- Pancreatic cancer accounts for about 3% of all cancers in the US and about 7% of cancer deaths.
- Pancreatic cancer tumor is made of approximately 10% cancer cells and 90% supporting cells.
- Supporting cells release exosomes during chemotherapy making the tumor chemo-resistant.
- The new study focuses on blocking the release of exosomes,to increase efficiency of chemotherapy.
Patients suffering from pancreatic cancer may soon face better treatment options.
Pancreatic cancer, the third leading cause of cancer-related deaths, is projected to be the second by the year 2030, according to a study in the journal of Cancer Research
‘Using a non-toxic exosome blocker in combination with standard-of-care chemotherapy will benefit those with pancreatic and many other cancers as well.’
Pancreatic cancer accounts for about 3% of all cancers in the US and about 7% of cancer deaths.
The five-year survival rate is only 8%, making it the only major cancer with a survival rate in the single digits.
The average lifetime risk of pancreatic cancer for both men and women is about 1 in 65 (1.5%).
Despite rising mortality rates, pancreatic cancer is under-researched and underfunded, and there are few Food and Drug Administration-approved treatments to combat the disease.
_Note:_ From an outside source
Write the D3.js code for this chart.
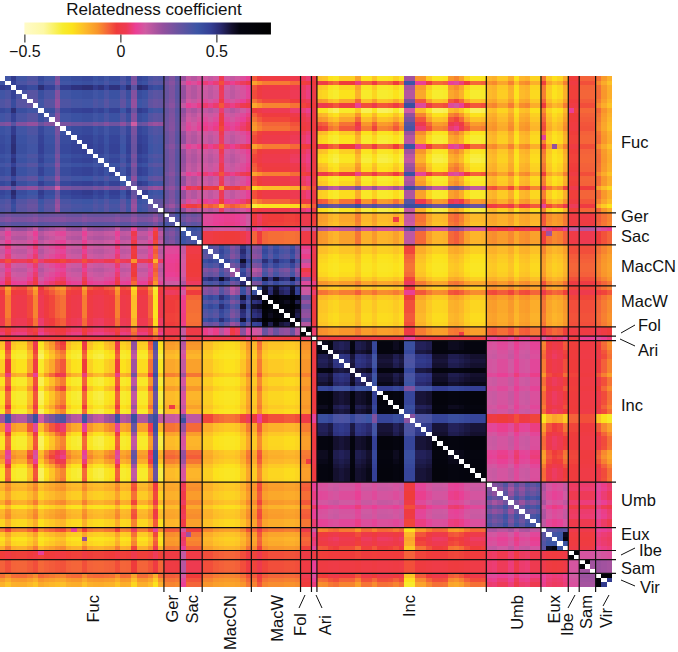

The current pipeline for drug discovery takes 10 to 15 years from the laboratory to use.
The American Cancer Society's most recent estimates for pancreatic cancer in the United States for 2016 are.
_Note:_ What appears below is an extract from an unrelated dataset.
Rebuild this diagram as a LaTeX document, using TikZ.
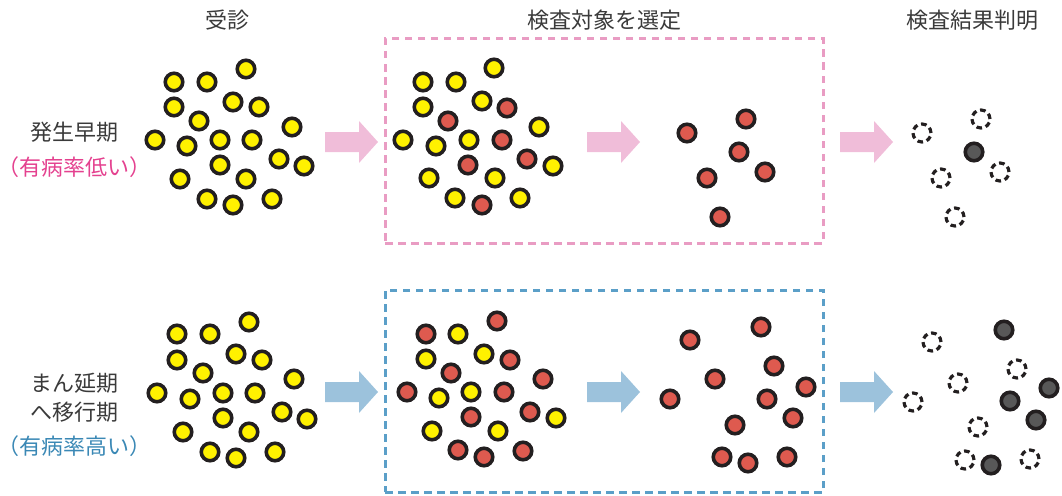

- About 53,070 people (27,670 men and 25,400 women) will be diagnosed with pancreatic cancer.
- About 41,780 people (21,450 men and 20,330 women) will die of pancreatic cancer.
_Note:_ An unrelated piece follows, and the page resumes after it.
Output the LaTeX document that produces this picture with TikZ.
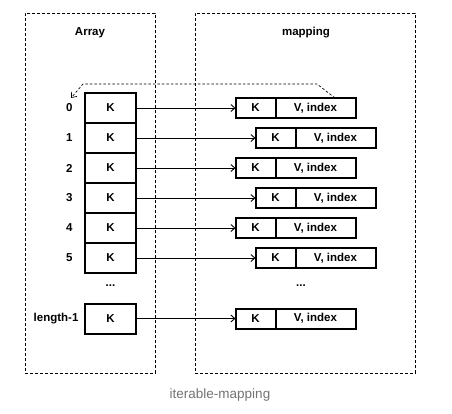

Research in the New England Journal of Medicine
has revealed a majority of pancreatic cancer cases have proven to be resistant to chemotherapy and unresponsive to drug treatments found to be effective in other types of cancer.
Now, patients suffering from pancreatic cancer may soon face better treatment options due to the latest discovery by Dr. Reginald Hill, Archibald Assistant Professor of Cancer Biology at the University of Notre Dame and researcher at the Harper Cancer Research Institute.
The lack of effective treatments available to help thousands of those with pancreatic cancer is what drew Hill to his research.
Hill's research focuses on drugs that are already approved by the FDA to find out why those drugs are not working in patients with pancreatic cancer.
"The bulk of a pancreatic cancer tumor is made of approximately 10% cancer cells and 90% supporting cells. Somehow, the supporting cells have figured out how to survive the chemotherapy," Hill said.
Microscopic vesicles called exosomes, are released from supporting cells during chemotherapy exposure, educating the cancer cells on how to survive, resulting in a tumor becoming chemoresistant.
Most new research has focused on destroying supportive cells.
However, those studies concluded that when the supportive cells were attacked, patients actually developed more advanced cancer.
"It was like poking holes into the area around the cancer cells and allowing it to spread," he said.
Hill focused on blocking the release of exosomes, preventing the relay of information from supporting cells to cancer cells, which increased the efficacy of chemotherapy.
This recently published study suggests that using an exosome blocker, which is nontoxic, in combination with standard-of-care chemotherapy will help those with pancreatic and many other cancers as well.
This latest discovery paves the way for those patients to have greater hope.